● **BRIEF**
From the listing below, extract every line containing "document".

[start ENTRIES PROVIDED]

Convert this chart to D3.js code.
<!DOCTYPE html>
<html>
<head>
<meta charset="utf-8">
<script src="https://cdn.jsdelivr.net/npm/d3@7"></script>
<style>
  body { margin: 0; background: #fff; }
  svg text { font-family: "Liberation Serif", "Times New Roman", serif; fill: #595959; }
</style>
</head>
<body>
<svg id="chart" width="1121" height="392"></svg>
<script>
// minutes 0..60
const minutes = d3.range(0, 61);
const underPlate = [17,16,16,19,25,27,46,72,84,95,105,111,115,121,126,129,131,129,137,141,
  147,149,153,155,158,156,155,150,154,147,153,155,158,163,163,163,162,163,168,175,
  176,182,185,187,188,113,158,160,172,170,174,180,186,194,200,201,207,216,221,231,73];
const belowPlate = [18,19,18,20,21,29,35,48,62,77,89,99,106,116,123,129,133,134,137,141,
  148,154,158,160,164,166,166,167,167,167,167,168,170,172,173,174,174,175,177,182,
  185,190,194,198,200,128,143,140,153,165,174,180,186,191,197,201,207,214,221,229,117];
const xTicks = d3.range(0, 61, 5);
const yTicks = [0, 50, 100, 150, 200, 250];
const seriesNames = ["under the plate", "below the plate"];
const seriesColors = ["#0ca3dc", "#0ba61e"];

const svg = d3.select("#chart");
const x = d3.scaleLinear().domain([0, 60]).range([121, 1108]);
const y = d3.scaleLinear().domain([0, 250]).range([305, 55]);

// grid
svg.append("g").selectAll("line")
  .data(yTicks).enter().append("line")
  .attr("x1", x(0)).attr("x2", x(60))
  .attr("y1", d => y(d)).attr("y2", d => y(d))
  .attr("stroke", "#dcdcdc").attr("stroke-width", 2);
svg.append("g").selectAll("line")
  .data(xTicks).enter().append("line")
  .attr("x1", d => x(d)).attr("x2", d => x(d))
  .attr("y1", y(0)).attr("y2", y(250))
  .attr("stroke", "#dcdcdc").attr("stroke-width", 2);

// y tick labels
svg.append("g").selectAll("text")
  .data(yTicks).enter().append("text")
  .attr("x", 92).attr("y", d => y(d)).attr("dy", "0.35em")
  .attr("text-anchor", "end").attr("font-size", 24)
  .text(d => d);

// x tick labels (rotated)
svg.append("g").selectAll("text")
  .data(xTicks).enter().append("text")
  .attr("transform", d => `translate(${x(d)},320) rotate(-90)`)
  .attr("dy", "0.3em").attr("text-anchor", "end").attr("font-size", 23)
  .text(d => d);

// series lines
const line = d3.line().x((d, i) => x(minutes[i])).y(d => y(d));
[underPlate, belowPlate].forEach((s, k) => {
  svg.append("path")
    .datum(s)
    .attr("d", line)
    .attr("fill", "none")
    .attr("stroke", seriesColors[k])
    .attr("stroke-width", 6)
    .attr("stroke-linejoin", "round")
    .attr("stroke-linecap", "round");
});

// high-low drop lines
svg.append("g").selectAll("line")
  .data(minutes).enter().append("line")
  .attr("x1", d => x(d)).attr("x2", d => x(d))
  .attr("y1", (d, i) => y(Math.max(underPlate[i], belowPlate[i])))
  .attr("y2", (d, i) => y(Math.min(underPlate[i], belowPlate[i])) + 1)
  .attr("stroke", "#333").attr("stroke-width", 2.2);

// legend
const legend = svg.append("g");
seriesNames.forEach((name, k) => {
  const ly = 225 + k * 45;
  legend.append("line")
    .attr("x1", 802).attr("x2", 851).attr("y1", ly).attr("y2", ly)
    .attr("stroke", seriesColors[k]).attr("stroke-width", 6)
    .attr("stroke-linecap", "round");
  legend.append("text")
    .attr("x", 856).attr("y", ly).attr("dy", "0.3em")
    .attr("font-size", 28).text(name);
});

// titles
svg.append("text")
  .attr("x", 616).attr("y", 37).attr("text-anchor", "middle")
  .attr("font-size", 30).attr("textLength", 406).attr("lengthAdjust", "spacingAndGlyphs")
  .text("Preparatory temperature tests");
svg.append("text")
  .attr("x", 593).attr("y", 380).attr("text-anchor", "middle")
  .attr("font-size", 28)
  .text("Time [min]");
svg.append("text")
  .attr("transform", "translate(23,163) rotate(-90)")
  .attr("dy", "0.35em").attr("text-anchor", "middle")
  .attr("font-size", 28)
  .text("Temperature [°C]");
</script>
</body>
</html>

[end ENTRIES PROVIDED]
[start ENTRIES PROVIDED]

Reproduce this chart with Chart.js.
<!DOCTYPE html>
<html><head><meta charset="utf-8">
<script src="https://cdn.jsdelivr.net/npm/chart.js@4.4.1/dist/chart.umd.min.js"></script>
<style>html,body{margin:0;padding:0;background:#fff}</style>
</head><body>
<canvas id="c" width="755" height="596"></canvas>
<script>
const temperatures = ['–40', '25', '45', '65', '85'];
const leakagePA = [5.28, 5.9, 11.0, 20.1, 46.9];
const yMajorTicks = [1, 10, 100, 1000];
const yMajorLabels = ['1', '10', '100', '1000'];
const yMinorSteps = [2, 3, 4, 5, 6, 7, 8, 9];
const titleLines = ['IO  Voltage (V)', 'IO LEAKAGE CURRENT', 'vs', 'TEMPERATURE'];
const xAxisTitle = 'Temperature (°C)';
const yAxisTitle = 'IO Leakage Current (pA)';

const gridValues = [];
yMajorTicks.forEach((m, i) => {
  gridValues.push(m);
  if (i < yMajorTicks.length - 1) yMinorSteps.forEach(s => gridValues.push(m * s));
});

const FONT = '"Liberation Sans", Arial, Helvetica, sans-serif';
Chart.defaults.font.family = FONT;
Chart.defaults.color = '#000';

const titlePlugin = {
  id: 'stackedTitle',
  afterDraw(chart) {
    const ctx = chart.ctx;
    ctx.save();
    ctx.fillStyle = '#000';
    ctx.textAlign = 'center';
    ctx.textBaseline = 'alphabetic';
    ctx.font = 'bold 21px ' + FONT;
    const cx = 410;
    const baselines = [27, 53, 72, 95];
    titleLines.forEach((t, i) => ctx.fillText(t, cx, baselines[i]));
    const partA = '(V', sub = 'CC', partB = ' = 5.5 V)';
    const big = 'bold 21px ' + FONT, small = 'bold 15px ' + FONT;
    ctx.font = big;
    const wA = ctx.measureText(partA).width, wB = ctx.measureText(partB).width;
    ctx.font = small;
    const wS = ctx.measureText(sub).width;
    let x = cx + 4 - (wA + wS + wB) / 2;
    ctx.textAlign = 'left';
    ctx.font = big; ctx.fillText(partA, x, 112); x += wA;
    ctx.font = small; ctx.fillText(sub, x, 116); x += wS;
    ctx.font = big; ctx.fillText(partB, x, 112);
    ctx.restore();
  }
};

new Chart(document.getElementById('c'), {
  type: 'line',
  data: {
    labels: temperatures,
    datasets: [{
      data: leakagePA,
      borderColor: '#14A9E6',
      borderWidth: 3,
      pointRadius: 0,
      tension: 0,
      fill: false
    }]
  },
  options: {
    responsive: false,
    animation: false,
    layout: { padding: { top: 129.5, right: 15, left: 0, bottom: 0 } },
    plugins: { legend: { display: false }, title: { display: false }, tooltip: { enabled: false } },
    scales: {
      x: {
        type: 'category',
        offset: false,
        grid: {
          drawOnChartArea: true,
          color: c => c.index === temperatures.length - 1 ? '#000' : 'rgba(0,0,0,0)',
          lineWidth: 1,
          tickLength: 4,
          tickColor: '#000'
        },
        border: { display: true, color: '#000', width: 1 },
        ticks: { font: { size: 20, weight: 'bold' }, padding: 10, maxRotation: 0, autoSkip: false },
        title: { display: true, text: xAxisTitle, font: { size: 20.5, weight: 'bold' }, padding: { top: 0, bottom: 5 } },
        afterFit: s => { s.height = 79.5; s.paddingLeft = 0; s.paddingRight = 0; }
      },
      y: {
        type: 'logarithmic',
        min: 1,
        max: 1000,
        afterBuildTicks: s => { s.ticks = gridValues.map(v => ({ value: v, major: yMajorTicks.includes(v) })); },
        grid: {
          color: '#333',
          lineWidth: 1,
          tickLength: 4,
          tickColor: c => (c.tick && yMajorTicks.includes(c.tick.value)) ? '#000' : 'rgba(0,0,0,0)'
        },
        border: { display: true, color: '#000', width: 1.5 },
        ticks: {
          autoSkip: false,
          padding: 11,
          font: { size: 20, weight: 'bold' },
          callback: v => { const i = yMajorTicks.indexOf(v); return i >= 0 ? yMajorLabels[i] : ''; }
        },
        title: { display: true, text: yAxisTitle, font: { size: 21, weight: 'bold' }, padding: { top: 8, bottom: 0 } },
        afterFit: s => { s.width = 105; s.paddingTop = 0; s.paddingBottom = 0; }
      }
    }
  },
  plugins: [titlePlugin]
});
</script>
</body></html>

[end ENTRIES PROVIDED]
[start ENTRIES PROVIDED]

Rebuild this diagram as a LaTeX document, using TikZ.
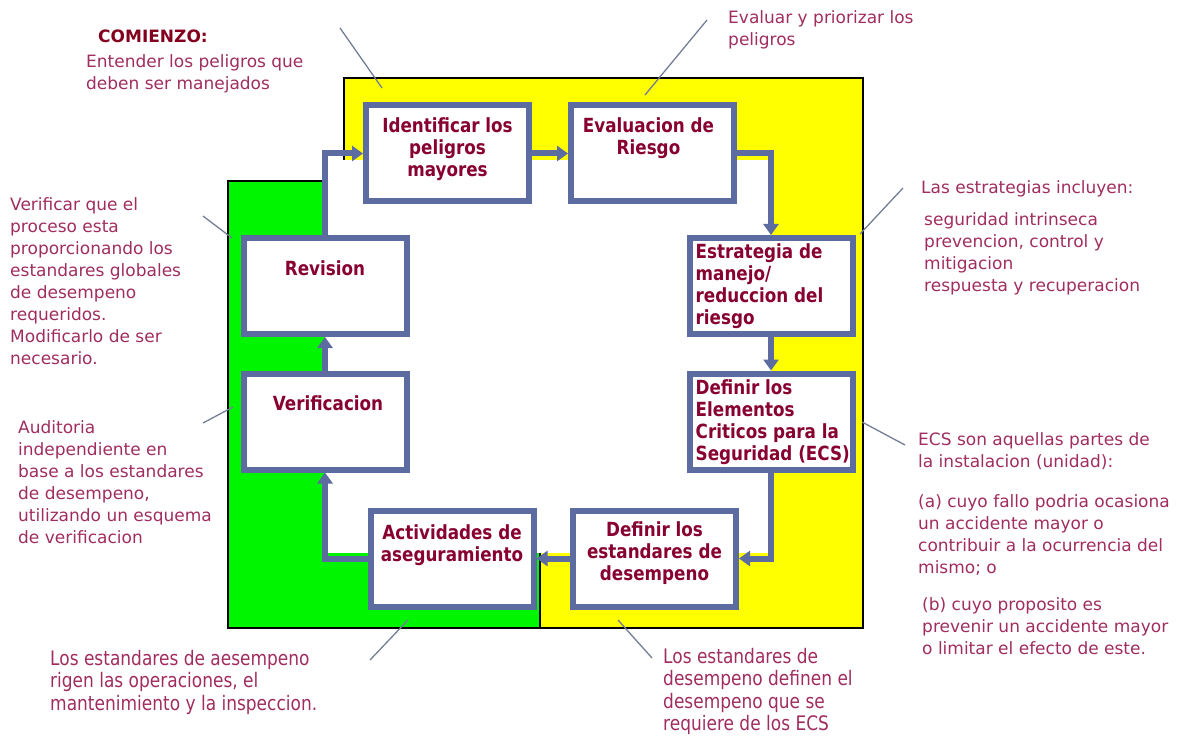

[end ENTRIES PROVIDED]

● **ANSWER TO THIS PROBLEM**
new Chart(document.getElementById('c'), {
Rebuild this diagram as a LaTeX document, using TikZ.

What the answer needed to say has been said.